RECORDED DATA —
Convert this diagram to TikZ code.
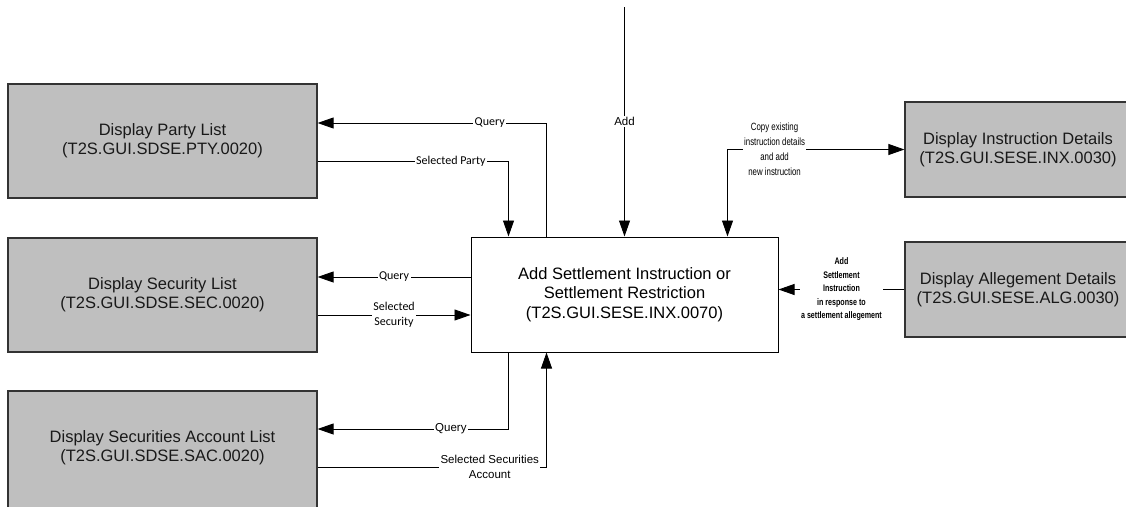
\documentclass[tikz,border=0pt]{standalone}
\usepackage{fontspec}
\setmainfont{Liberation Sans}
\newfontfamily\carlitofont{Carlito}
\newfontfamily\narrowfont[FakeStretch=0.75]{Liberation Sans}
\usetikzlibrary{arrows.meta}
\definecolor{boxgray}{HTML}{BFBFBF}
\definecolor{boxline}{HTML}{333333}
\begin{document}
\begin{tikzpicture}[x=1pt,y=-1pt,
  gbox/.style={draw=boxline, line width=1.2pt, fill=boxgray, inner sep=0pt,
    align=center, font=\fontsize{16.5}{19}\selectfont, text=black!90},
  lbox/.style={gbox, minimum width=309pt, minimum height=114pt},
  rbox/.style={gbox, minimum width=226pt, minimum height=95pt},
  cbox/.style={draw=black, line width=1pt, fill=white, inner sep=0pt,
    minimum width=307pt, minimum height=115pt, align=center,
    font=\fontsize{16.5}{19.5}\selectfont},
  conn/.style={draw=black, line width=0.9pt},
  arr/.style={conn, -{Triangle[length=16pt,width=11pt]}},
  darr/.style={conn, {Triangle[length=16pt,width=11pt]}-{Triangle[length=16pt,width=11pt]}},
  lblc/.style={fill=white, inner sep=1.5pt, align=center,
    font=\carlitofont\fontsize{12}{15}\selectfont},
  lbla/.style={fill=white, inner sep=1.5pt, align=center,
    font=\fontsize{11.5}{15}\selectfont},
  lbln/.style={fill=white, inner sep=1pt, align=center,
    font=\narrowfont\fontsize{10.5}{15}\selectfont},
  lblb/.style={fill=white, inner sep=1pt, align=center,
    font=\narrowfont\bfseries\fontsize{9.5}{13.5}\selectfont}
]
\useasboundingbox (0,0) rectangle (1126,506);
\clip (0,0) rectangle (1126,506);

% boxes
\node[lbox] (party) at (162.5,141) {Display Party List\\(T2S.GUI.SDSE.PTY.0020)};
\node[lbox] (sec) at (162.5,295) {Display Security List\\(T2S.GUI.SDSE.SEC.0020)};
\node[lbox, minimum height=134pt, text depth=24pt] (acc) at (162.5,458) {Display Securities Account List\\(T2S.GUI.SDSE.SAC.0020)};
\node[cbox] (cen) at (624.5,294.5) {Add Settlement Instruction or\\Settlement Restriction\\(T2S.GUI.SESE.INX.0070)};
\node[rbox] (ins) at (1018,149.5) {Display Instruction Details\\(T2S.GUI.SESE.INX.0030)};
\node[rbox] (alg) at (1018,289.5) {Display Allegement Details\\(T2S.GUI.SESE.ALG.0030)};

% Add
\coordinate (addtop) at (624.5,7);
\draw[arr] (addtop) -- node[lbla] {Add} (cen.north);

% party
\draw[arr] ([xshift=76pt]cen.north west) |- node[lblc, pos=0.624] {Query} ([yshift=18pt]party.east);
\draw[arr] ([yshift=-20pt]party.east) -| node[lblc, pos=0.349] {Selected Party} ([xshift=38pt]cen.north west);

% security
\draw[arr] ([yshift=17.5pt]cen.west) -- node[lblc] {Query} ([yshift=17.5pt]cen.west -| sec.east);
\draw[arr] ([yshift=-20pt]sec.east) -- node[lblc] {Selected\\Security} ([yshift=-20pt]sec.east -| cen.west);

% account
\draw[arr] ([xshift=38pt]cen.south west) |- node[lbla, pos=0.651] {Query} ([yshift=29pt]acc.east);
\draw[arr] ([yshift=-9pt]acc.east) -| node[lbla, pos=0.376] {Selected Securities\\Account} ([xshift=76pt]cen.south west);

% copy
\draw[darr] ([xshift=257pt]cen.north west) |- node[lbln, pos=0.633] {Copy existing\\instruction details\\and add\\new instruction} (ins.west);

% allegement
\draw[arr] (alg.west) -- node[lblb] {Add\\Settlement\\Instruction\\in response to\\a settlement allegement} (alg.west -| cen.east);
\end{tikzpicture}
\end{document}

EXERCISE — Images should not appear in the copy; retype the listing above exactly.

IN RESPONSE —
Convert this diagram to TikZ code.
\documentclass[tikz,border=0pt]{standalone}
\usepackage{fontspec}
\setmainfont{Liberation Sans}
\newfontfamily\carlitofont{Carlito}
\newfontfamily\narrowfont[FakeStretch=0.75]{Liberation Sans}
\usetikzlibrary{arrows.meta}
\definecolor{boxgray}{HTML}{BFBFBF}
\definecolor{boxline}{HTML}{333333}
\begin{document}
\begin{tikzpicture}[x=1pt,y=-1pt,
  gbox/.style={draw=boxline, line width=1.2pt, fill=boxgray, inner sep=0pt,
    align=center, font=\fontsize{16.5}{19}\selectfont, text=black!90},
  lbox/.style={gbox, minimum width=309pt, minimum height=114pt},
  rbox/.style={gbox, minimum width=226pt, minimum height=95pt},
  cbox/.style={draw=black, line width=1pt, fill=white, inner sep=0pt,
    minimum width=307pt, minimum height=115pt, align=center,
    font=\fontsize{16.5}{19.5}\selectfont},
  conn/.style={draw=black, line width=0.9pt},
  arr/.style={conn, -{Triangle[length=16pt,width=11pt]}},
  darr/.style={conn, {Triangle[length=16pt,width=11pt]}-{Triangle[length=16pt,width=11pt]}},
  lblc/.style={fill=white, inner sep=1.5pt, align=center,
    font=\carlitofont\fontsize{12}{15}\selectfont},
  lbla/.style={fill=white, inner sep=1.5pt, align=center,
    font=\fontsize{11.5}{15}\selectfont},
  lbln/.style={fill=white, inner sep=1pt, align=center,
    font=\narrowfont\fontsize{10.5}{15}\selectfont},
  lblb/.style={fill=white, inner sep=1pt, align=center,
    font=\narrowfont\bfseries\fontsize{9.5}{13.5}\selectfont}
]
\useasboundingbox (0,0) rectangle (1126,506);
\clip (0,0) rectangle (1126,506);

% boxes
\node[lbox] (party) at (162.5,141) {Display Party List\\(T2S.GUI.SDSE.PTY.0020)};
\node[lbox] (sec) at (162.5,295) {Display Security List\\(T2S.GUI.SDSE.SEC.0020)};
\node[lbox, minimum height=134pt, text depth=24pt] (acc) at (162.5,458) {Display Securities Account List\\(T2S.GUI.SDSE.SAC.0020)};
\node[cbox] (cen) at (624.5,294.5) {Add Settlement Instruction or\\Settlement Restriction\\(T2S.GUI.SESE.INX.0070)};
\node[rbox] (ins) at (1018,149.5) {Display Instruction Details\\(T2S.GUI.SESE.INX.0030)};
\node[rbox] (alg) at (1018,289.5) {Display Allegement Details\\(T2S.GUI.SESE.ALG.0030)};

% Add
\coordinate (addtop) at (624.5,7);
\draw[arr] (addtop) -- node[lbla] {Add} (cen.north);

% party
\draw[arr] ([xshift=76pt]cen.north west) |- node[lblc, pos=0.624] {Query} ([yshift=18pt]party.east);
\draw[arr] ([yshift=-20pt]party.east) -| node[lblc, pos=0.349] {Selected Party} ([xshift=38pt]cen.north west);

% security
\draw[arr] ([yshift=17.5pt]cen.west) -- node[lblc] {Query} ([yshift=17.5pt]cen.west -| sec.east);
\draw[arr] ([yshift=-20pt]sec.east) -- node[lblc] {Selected\\Security} ([yshift=-20pt]sec.east -| cen.west);

% account
\draw[arr] ([xshift=38pt]cen.south west) |- node[lbla, pos=0.651] {Query} ([yshift=29pt]acc.east);
\draw[arr] ([yshift=-9pt]acc.east) -| node[lbla, pos=0.376] {Selected Securities\\Account} ([xshift=76pt]cen.south west);

% copy
\draw[darr] ([xshift=257pt]cen.north west) |- node[lbln, pos=0.633] {Copy existing\\instruction details\\and add\\new instruction} (ins.west);

% allegement
\draw[arr] (alg.west) -- node[lblb] {Add\\Settlement\\Instruction\\in response to\\a settlement allegement} (alg.west -| cen.east);
\end{tikzpicture}
\end{document}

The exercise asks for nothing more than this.